The cost of travel time systems has also dropped in recent years with the rise of Bluetooth in cars, which emits a unique identifier and allows more frequent (albeit slightly less reliable) identifications to be made along the routes. I’m told by Abstract Computing, which implements such systems, that Bluetooth sensing alone delivers a detection rate of approximately 70%, and by combining this into the system the more expensive ANPR cameras only need to be use for confirmation at key points.


Public transport

A key legacy pledge in Rio’s bid to stage the Olympics was to develop the metro system and reduce the pressure on its over-congested road network – however this is unlikely to be achieved in time for the Games. This inevitably means even greater pressure will be placed on the existing metro network due to the Games-related influx, so controlling passenger numbers entering the stations at peak times will be essential.

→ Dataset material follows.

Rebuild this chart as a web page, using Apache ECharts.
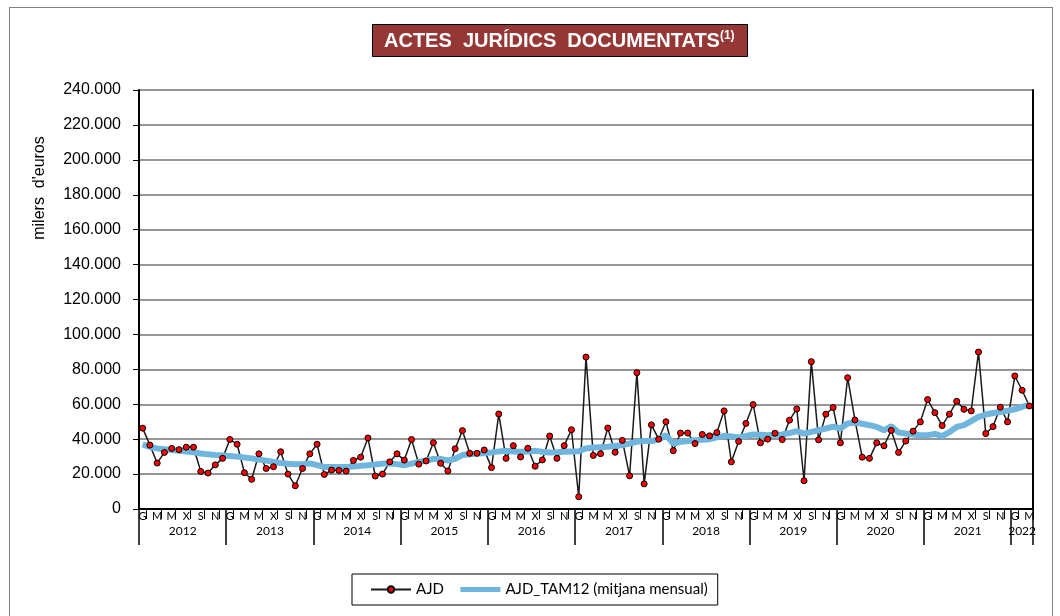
<!DOCTYPE html>
<html>
<head>
<meta charset="utf-8">
<script src="https://cdn.jsdelivr.net/npm/echarts@6/dist/echarts.min.js"></script>
<style>
body{margin:0;background:#fff;}
#frame{position:absolute;left:9px;top:7px;width:1042px;height:620px;border:1px solid #808080;}
#main{position:absolute;left:0;top:0;width:1060px;height:616px;}
</style>
</head>
<body>
<div id="frame"></div>
<div id="main"></div>
<script>
// dades: milers d'euros, gener 2012 - març 2022
var years = ['2012','2013','2014','2015','2016','2017','2018','2019','2020','2021','2022'];
var months = ['G','F','M','A','M','J','X','A','S','O','N','D'];

var ajd = [46300, 36600, 26300, 32400, 34700, 34000, 35400, 35400, 21500, 20600, 25300, 29000,
  39800, 37100, 20800, 17000, 31600, 23200, 24200, 32800, 20000, 13300, 23200, 31600,
  37100, 19800, 22300, 22100, 21700, 27800, 29700, 40700, 18900, 20000, 27000, 31600,
  28000, 39800, 25700, 27500, 38000, 26200, 21800, 34500, 44900, 31900, 31900, 33800,
  23700, 54400, 29000, 36300, 29800, 34800, 24500, 28100, 41800, 29000, 36300, 45400,
  7000, 87000, 30700, 31700, 46400, 32500, 39300, 19000, 78100, 14400, 48200, 40000,
  50000, 33400, 43500, 43500, 37500, 42700, 41900, 43800, 56200, 27000, 38700, 49000,
  59800, 37900, 40000, 43400, 39800, 50900, 57300, 16200, 84400, 39600, 54300, 58100,
  37900, 75200, 51000, 29700, 29000, 37900, 36200, 45000, 32400, 38900, 44600, 49900,
  62700, 55200, 47800, 54300, 61700, 57100, 56200, 89900, 43200, 47200, 58300, 49900,
  76200, 68000, 59000];

var tam12 = [37000, 35500, 34700, 34200, 33800, 33300, 32900, 32500, 31800, 31300, 30900, 30600,
  30300, 30000, 29500, 29000, 28400, 27700, 27000, 26400, 25900, 25700, 25700, 26100,
  25100, 24000, 24000, 24000, 24000, 24300, 24700, 25100, 25500, 26000, 26100, 25700,
  25100, 26000, 27000, 27800, 28600, 28600, 27800, 28800, 30900, 31300, 31800, 32000,
  32400, 33000, 33300, 33000, 32800, 33000, 33300, 32800, 32400, 32500, 32800, 33000,
  33100, 34700, 35200, 35400, 35600, 36100, 36600, 37500, 38500, 38900, 38900, 39800,
  42300, 37500, 38500, 39000, 39400, 39700, 40000, 41000, 41900, 41500, 41000, 41800,
  42700, 42500, 42300, 42500, 42700, 43500, 44600, 43200, 44200, 45200, 46100, 47200,
  46100, 49000, 49500, 48800, 48000, 47000, 45100, 47400, 43800, 43200, 42700, 42300,
  42300, 43000, 41700, 44000, 47000, 48000, 50300, 52800, 54100, 55000, 55600, 56300,
  57100, 58500, 59800];

// categories "mes any"
var cats = [];
for (var y = 0; y < years.length; y++) {
  for (var m = 0; m < months.length; m++) {
    if (cats.length < ajd.length) cats.push(months[m] + ' ' + years[y]);
  }
}

function milers(v) {
  return String(v).replace(/\B(?=(\d{3})+(?!\d))/g, '.');
}

var myChart = echarts.init(document.getElementById('main'));

var option = {
  animation: false,
  title: {
    text: '{a|ACTES  JURÍDICS  DOCUMENTATS}{b|(1)}',
    left: 372,
    top: 24,
    padding: [6, 13, 6, 12],
    backgroundColor: '#953735',
    borderColor: '#000',
    borderWidth: 1,
    textStyle: {
      rich: {
        a: { fontFamily: 'Liberation Sans', fontSize: 20, fontWeight: 'bold', color: '#fff', lineHeight: 22 },
        b: { fontFamily: 'Liberation Sans', fontSize: 12, fontWeight: 'bold', color: '#fff', lineHeight: 22, verticalAlign: 'top' }
      }
    }
  },
  legend: {
    left: 352,
    top: 574,
    padding: [8, 10, 8, 18],
    backgroundColor: '#fff',
    borderColor: '#000',
    borderWidth: 1,
    itemGap: 14,
    itemWidth: 40,
    itemHeight: 8,
    textStyle: { fontFamily: 'Lato', fontSize: 15, color: '#000' },
    data: [
      { name: 'AJD' },
      { name: 'AJD_TAM12 (mitjana mensual)', itemStyle: { opacity: 0 }, lineStyle: { width: 5 } }
    ]
  },
  graphic: [{
    type: 'text',
    x: 40,
    y: 188,
    rotation: Math.PI / 2,
    style: {
      text: "milers  d'euros",
      fontFamily: 'Liberation Sans',
      fontSize: 16,
      fill: '#000',
      align: 'center',
      verticalAlign: 'middle'
    }
  }],
  grid: { left: 139, right: 27, top: 90, bottom: 107, show: false },
  xAxis: [{
    type: 'category',
    data: cats,
    boundaryGap: true,
    axisLine: { lineStyle: { color: '#000', width: 2 } },
    axisTick: {
      show: true,
      length: 10,
      interval: function (i) { return i % 2 === 1; },
      lineStyle: { color: '#000', width: 1 }
    },
    axisLabel: {
      interval: 1,
      margin: 2,
      fontFamily: 'Lato',
      fontSize: 11,
      color: '#000',
      formatter: function (v) { return v.split(' ')[0]; }
    }
  }, {
    type: 'category',
    data: cats,
    position: 'bottom',
    boundaryGap: true,
    axisLine: { show: false },
    axisTick: {
      show: true,
      length: 36,
      interval: function (i) { return i % 12 === 0; },
      lineStyle: { color: '#000', width: 1.5 }
    },
    axisLabel: {
      interval: function (i) { return i % 12 === 6 || i === 121; },
      margin: 16,
      fontFamily: 'Lato',
      fontSize: 12,
      color: '#000',
      formatter: function (v, i) {
        var yr = v.split(' ')[1];
        return i === 121 ? '{z|' + yr + '}' : '{y|' + yr + '}';
      },
      rich: {
        y: { fontFamily: 'Lato', fontSize: 12, color: '#000', padding: [0, 7, 0, 0] },
        z: { fontFamily: 'Lato', fontSize: 12, color: '#000' }
      }
    }
  }],
  yAxis: [{
    type: 'value',
    min: 0,
    max: 240000,
    interval: 20000,
    axisLine: { show: true, lineStyle: { color: '#000', width: 2 } },
    axisTick: { show: true, length: 6, lineStyle: { color: '#000' } },
    axisLabel: {
      margin: 18,
      fontFamily: 'Liberation Sans',
      fontSize: 16,
      color: '#000',
      formatter: milers
    },
    splitLine: { lineStyle: { color: '#969696', width: 2 } }
  }, {
    type: 'value',
    position: 'right',
    min: 0,
    max: 240000,
    interval: 20000,
    axisLine: { show: true, lineStyle: { color: '#000', width: 2 } },
    axisTick: { show: false },
    axisLabel: { show: false },
    splitLine: { show: false }
  }],
  series: [{
    name: 'AJD',
    type: 'line',
    data: ajd,
    symbol: 'circle',
    symbolSize: 6,
    showAllSymbol: true,
    lineStyle: { color: '#1a1a1a', width: 1.5 },
    itemStyle: { color: '#ff0000', borderColor: '#000', borderWidth: 1 }
  }, {
    name: 'AJD_TAM12 (mitjana mensual)',
    type: 'line',
    data: tam12,
    showSymbol: false,
    symbol: 'none',
    lineStyle: { color: '#6fb5de', width: 6 },
    itemStyle: { color: '#6fb5de' }
  }]
};

myChart.setOption(option);
</script>
</body>
</html>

Some systems integrators are beginning to deploy networks of cameras that can recognise and track people in a subway network (although such systems are still in their infancy and probably not available for Rio). When a person enters the station they are spotted by one of the cameras and their face’s key features are logged in a process called face profiling. By linking all of the station’s cameras together, the software is able to track individuals through to the train and log the time it takes. It does this in addition to counting the number of people entering the station and, when necessary, it can highlight to station staff the need to ask travellers to wait at safe points in order to prevent overcrowding.

Rather than needing to undertake full facial recognition, facial profiling only needs to track key features to enable such an application but these are still very demanding applications requiring the full capability of the latest 4k cameras. Processing this amount of data remains a challenge, especially at stations like Gare du Nord in Paris which have multiple entry points and even more crossing corridors that greatly increase in the number of linked cameras and therefore an exponential rise in the amount of data being analysed. But these systems will be available soon.

It’s too late to implement all this for Rio, but will be interesting to see what the planners implement for Tokyo 2020 and what other advances will have been made by then.